Emmanuel Olatunji Adesoye OON, CON (born 25 April 1938 – 2017) was a Nigerian quantity surveyor, entrepreneur, and traditional title holder. He was the first Northern Nigerian quantity surveyor and the second Nigerian Quantity Surveyor. In 2006 President Olusegun Obasanjo awarded him the OON (Officer of the Order of the Niger) and CON (Commander of the Order of the Niger).

==Early life==
Emmanuel was born to the family of Adesoye in April 1938 in Offa Kwara state Nigeria.

==Education==
He attended African Bethel School Ebute-Metta Lagos between 1948 and 1951 and St Marks school in 1952 he attended Offa Grammar School between 1953 and 1957 for his secondary school before attending Yaba College of Technology in 1958 he graduated in Nigerian College of Arts, Science, and Technology Enugu in 1959 further his education to South East College of Arts, Science, and Technology UK between 1961 and 1963.

==Awards and honours==
Adesoye is a Fellow of the Quantity Surveyors London (1965); he was the first Northern Nigerian Quantity Surveyor and the second Nigerian Quantity Surveyor. He is a Fellow of the Royal Institute of Chartered Quantity Surveyors (1968) and a Fellow of the Nigerian Institute of Chartered Quantity Surveyors (1985). He was the chairman of the defunct Afribank (1987–1989). He held the traditional titles of Maye of Offa (1979) and was honoured by the 24th Olofa, HRH Oba Mustapha Olawoore Olanipekun.
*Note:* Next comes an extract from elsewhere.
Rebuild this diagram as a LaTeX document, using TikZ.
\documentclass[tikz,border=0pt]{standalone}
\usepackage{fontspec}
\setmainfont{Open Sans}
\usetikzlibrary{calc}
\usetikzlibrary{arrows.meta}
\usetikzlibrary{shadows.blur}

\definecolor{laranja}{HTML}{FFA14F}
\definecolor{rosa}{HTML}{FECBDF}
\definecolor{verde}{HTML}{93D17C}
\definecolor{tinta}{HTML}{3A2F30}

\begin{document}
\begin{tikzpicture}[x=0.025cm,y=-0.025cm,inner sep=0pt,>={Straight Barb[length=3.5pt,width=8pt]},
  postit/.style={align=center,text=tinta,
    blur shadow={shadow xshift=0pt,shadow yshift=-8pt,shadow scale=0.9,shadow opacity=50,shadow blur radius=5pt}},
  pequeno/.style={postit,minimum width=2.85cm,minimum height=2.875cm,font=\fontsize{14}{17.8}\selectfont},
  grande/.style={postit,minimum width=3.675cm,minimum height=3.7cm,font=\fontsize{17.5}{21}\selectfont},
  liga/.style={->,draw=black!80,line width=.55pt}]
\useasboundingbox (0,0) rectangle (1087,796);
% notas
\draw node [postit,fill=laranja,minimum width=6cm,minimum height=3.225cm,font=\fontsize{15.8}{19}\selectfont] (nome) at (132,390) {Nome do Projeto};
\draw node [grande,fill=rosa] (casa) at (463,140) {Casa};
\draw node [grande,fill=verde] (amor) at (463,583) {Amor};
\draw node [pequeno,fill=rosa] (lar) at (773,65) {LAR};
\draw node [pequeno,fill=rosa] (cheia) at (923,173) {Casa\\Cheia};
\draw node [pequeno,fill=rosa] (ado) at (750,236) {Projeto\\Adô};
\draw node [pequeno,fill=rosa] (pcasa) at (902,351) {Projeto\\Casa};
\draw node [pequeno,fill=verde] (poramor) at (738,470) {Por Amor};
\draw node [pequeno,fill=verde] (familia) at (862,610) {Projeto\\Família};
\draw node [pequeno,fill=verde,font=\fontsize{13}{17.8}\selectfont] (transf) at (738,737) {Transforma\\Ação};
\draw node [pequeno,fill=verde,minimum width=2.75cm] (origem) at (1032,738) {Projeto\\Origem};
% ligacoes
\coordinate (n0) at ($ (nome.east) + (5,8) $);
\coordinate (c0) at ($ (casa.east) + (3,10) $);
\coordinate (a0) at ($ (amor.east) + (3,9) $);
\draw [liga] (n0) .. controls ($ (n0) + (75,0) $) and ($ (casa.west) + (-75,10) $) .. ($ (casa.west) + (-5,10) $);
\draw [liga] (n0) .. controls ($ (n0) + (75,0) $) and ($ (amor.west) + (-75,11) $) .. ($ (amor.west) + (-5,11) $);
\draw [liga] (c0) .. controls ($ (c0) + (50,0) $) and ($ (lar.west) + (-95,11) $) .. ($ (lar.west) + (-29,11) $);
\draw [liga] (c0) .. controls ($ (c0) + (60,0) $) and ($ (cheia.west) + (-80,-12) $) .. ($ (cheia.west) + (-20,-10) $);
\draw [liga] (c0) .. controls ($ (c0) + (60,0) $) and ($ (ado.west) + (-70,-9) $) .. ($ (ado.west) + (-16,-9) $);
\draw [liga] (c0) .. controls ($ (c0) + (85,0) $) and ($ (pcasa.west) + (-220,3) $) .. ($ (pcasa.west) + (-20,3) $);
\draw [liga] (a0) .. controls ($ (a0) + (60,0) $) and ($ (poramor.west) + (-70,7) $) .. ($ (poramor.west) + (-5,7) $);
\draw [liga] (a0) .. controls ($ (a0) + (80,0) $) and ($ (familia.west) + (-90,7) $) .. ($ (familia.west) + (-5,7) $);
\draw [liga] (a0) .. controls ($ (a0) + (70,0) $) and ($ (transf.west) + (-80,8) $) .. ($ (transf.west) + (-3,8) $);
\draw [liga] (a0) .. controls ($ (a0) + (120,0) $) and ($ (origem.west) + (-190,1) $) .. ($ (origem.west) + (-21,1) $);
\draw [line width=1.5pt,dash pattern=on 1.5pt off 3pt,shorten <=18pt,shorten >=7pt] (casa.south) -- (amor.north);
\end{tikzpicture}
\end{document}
In 2001, he was honoured with the title of Asiwaju of Offa after the death of the first Asiwaju Of Offa chief Josiah Sunday Olawoyin on 28/4/2001 and was succeeded by Tajudeen Owoyemi.
He is the founder of Okin biscuit limited.

==Career==
He was an experienced quantity surveyor, and the founder and Proprietor of Adesoye college Offa.